I am frustrated. Here I am 5,300 miles from home, finally at a bucket-list destination, and I can only enjoy a small part of the experience. I want to see the baby octopus I have read about, yet there’s no one to ask and no guide to consult. After a while, I drift off to see what else is in the market. I know nearly every sea creature on the planet is represented here. With no map, I wander and serendipitously stop while marveling at everything. 

After four hours of exploring and archeologically discovering the vastness of Tsukiji, I find myself standing at the outer rim—near where I entered. I stop for a minute to get my bearings and reflect on what just happened and what I might have learned, in addition to seeing some incredible things I wanted to taste.

First, my experience would have been more effective if I’d had a map. Simple, right? However, there may not have been one; it’s a working fish market, not a tourist destination. Second, if I had a glossary of terms related to the market, including names of fish and specific things I was looking for, I could have stumbled through my terrible Japanese and gotten pointed in the right direction. So: a map and a glossary for the next adventure. Check.

This realization made me think about what it must be like for my customers the first time they used our software. I was the co-founder of Wavefront, and we’d developed computer animation software used for feature films, industrial design, video games, scientific visualization, and large-scale engineering projects. Although our customers were new to computer animation,  in 1984, we were one of the first to produce commercially-available software. Computer animation is really hard. When someone bought a seat of our software, it came with eight books that took up three feet on the bookshelf. And in those hundreds of pages, there was no map and no glossary.

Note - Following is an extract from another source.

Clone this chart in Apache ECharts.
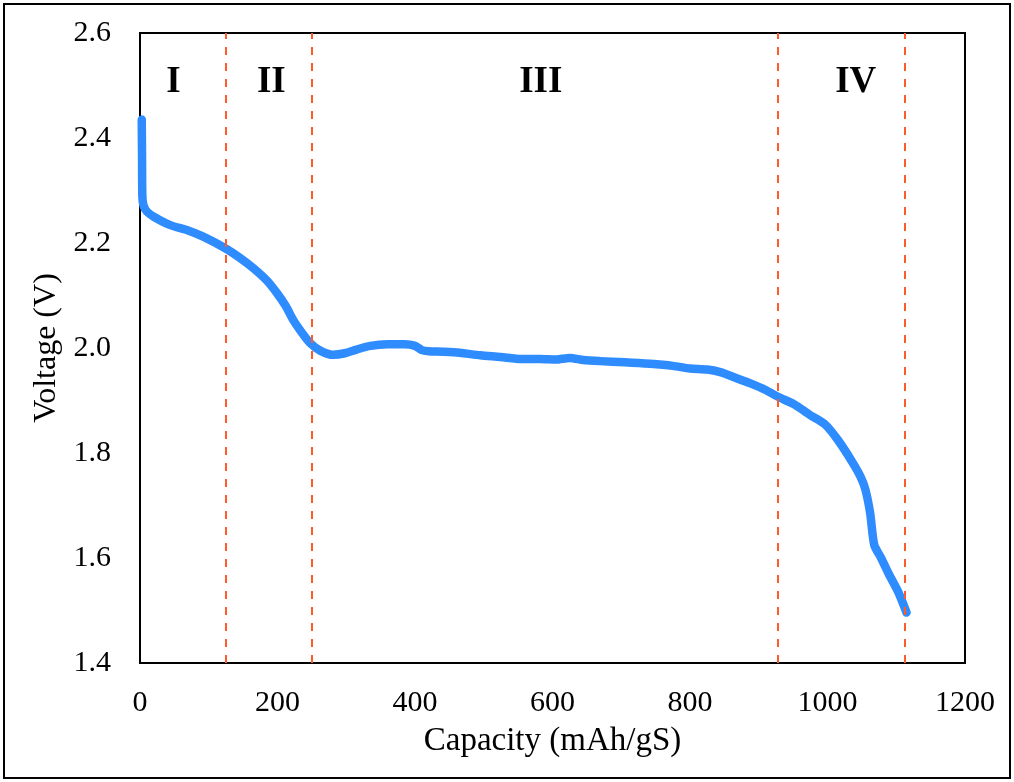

Interesting. It took this bucket-list side trip while doing business in Tokyo to revolutionize how we communicated the experience of working with our software. We implemented poster-sized maps so customers could see where they were in the software, and added a glossary to the front of each manual, as the world of computer animation had hundreds of terms familiar to us and completely foreign to our customers.

That day in Tokyo, I learned to stop, take a minute to appreciate every adventure, and see if there was a hidden lesson embedded in the experience that could be helpful. Sometimes adventures are just that, and sometimes they are an opportunity to train.

As I traveled the world evangelizing the power of computer visualization and animation for the next ten years, I would do a little more homework before the trip. Having been a chef before getting into computer animation, I’ve always been fascinated with street food, open-air markets, getting up early to beat the crowds, and seeing how the locals shop for their provisions. My traveling companions got used to me getting up at 4 AM and having the cab take me to places like Tskuji, and always scratched their heads when I would come back with big ideas to change our business.